- Exercise instructions
Where a line below holds the string "drawn", copy that line.

-- Begin Material --

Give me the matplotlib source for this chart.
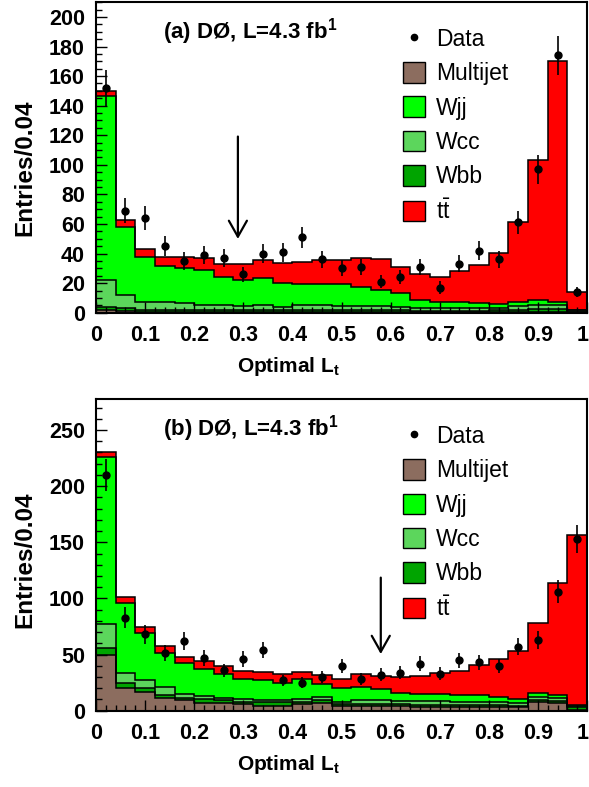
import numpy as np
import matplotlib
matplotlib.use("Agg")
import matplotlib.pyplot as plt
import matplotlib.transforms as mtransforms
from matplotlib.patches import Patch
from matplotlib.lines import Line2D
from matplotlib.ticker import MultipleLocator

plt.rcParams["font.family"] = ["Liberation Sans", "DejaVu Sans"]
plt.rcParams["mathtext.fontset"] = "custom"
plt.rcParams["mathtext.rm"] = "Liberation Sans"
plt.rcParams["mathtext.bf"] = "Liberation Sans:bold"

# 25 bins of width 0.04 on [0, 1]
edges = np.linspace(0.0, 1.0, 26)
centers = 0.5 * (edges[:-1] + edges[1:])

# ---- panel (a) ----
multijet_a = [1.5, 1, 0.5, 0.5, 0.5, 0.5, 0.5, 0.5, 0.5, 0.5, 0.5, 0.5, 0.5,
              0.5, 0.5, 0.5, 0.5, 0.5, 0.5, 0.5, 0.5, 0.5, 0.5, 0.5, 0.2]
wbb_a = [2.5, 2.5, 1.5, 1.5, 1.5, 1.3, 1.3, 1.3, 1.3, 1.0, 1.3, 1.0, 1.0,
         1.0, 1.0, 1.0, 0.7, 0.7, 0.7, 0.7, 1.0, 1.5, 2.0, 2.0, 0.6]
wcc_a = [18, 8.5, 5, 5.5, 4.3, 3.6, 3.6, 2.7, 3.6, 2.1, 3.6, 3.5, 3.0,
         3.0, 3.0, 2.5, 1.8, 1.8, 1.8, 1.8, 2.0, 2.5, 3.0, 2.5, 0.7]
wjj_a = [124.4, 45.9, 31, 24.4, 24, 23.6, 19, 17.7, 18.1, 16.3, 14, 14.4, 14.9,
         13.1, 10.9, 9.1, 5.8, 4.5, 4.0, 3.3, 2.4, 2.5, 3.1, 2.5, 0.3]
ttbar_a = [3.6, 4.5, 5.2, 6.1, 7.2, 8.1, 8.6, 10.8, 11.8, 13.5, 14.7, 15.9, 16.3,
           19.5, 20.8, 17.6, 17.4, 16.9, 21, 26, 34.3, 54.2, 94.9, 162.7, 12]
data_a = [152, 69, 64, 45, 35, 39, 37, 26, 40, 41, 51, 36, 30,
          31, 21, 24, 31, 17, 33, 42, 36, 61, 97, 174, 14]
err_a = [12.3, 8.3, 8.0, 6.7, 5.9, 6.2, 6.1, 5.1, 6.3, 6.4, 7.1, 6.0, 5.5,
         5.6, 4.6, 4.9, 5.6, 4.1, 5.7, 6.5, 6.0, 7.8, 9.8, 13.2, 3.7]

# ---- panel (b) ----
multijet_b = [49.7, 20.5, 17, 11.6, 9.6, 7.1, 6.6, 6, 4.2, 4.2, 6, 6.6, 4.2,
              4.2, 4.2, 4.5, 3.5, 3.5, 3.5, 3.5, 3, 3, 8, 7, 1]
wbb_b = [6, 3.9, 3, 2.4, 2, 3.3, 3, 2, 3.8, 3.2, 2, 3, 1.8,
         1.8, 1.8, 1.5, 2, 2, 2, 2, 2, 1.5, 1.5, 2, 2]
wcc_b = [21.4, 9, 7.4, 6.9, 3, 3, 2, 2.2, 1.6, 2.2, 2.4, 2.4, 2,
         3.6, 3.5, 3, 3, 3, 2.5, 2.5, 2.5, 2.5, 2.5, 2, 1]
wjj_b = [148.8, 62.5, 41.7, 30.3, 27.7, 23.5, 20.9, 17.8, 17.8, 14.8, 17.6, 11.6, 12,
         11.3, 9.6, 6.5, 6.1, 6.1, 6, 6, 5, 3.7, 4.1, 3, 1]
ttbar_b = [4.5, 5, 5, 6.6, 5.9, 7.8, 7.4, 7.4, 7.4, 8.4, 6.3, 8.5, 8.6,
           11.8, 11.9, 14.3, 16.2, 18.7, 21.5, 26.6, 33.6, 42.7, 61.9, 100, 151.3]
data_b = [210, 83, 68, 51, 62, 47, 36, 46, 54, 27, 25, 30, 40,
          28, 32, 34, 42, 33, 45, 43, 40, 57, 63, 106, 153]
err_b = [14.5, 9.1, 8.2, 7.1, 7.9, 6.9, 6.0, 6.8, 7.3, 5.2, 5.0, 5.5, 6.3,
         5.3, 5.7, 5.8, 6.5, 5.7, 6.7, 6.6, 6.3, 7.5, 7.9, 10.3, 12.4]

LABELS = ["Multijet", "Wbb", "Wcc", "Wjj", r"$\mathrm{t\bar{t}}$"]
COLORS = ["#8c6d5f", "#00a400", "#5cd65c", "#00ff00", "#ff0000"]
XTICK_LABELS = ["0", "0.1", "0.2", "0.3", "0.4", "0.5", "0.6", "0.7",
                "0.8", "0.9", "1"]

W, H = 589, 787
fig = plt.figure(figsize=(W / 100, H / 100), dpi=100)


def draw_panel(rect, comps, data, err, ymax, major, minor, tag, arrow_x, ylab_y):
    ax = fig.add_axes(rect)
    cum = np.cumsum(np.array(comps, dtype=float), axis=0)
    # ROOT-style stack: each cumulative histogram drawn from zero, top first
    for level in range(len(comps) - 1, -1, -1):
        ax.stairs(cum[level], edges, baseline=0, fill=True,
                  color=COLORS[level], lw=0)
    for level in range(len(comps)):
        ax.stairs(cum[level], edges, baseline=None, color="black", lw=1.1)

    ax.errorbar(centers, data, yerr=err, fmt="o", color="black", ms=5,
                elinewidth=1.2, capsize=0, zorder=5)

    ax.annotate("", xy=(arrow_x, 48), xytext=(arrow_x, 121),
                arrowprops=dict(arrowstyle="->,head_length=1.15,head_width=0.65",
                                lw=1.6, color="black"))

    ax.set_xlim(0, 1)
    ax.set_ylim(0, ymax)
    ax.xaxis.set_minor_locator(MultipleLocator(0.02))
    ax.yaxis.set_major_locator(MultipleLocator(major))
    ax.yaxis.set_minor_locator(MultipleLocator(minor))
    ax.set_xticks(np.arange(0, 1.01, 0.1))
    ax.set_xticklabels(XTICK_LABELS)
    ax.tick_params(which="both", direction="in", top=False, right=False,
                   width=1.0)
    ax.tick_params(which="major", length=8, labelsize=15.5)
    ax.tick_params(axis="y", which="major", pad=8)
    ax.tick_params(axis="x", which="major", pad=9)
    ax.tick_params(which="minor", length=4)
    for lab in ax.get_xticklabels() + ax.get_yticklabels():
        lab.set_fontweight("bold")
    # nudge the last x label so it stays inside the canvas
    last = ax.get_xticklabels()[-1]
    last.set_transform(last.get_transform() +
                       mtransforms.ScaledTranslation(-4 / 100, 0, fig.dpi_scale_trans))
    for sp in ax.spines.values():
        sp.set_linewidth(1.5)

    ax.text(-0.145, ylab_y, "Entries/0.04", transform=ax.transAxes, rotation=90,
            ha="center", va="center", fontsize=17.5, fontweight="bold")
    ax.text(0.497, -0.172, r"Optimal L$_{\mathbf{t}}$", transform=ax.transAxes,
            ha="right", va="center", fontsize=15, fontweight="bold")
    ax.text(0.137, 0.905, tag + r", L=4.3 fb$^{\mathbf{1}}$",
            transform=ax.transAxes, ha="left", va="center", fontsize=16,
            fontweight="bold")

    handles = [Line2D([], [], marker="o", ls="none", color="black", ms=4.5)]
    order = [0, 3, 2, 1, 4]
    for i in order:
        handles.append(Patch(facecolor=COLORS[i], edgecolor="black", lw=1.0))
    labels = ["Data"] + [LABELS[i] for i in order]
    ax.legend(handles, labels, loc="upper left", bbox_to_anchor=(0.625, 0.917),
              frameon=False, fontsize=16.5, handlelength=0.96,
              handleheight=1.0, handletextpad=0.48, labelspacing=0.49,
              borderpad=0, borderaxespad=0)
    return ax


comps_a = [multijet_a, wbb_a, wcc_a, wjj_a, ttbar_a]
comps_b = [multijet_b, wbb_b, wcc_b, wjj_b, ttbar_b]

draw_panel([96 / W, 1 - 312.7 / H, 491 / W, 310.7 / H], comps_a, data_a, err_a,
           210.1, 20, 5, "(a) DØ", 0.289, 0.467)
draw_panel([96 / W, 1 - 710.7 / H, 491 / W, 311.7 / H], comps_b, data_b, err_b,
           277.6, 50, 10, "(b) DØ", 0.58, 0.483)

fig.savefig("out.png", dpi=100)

-- End Material --
-- Begin Material --

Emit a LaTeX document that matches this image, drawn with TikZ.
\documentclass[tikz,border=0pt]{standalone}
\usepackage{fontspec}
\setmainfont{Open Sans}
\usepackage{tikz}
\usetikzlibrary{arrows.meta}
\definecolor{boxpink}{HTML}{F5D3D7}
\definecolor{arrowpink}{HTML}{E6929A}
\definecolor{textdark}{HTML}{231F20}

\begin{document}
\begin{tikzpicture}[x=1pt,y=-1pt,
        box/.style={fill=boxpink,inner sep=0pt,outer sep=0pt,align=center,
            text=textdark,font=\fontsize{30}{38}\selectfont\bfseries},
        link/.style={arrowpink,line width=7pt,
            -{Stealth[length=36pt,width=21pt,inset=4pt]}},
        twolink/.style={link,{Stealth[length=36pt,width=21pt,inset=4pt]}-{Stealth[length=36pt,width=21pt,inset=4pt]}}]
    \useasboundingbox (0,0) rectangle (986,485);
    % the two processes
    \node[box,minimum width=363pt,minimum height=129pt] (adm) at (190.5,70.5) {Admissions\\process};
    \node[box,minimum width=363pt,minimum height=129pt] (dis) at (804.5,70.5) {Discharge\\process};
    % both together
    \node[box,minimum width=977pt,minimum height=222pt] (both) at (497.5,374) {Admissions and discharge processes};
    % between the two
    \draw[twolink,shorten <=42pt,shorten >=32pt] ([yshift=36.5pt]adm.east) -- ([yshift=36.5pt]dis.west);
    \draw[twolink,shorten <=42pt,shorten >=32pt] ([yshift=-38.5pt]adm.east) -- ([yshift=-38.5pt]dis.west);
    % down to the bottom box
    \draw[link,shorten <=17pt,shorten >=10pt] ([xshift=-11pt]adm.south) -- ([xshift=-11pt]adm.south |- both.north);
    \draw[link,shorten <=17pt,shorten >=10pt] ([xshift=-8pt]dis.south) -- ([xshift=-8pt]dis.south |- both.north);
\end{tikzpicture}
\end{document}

-- End Material --

- Exercise output
    # ROOT-style stack: each cumulative histogram drawn from zero, top first
Emit a LaTeX document that matches this image, drawn with TikZ.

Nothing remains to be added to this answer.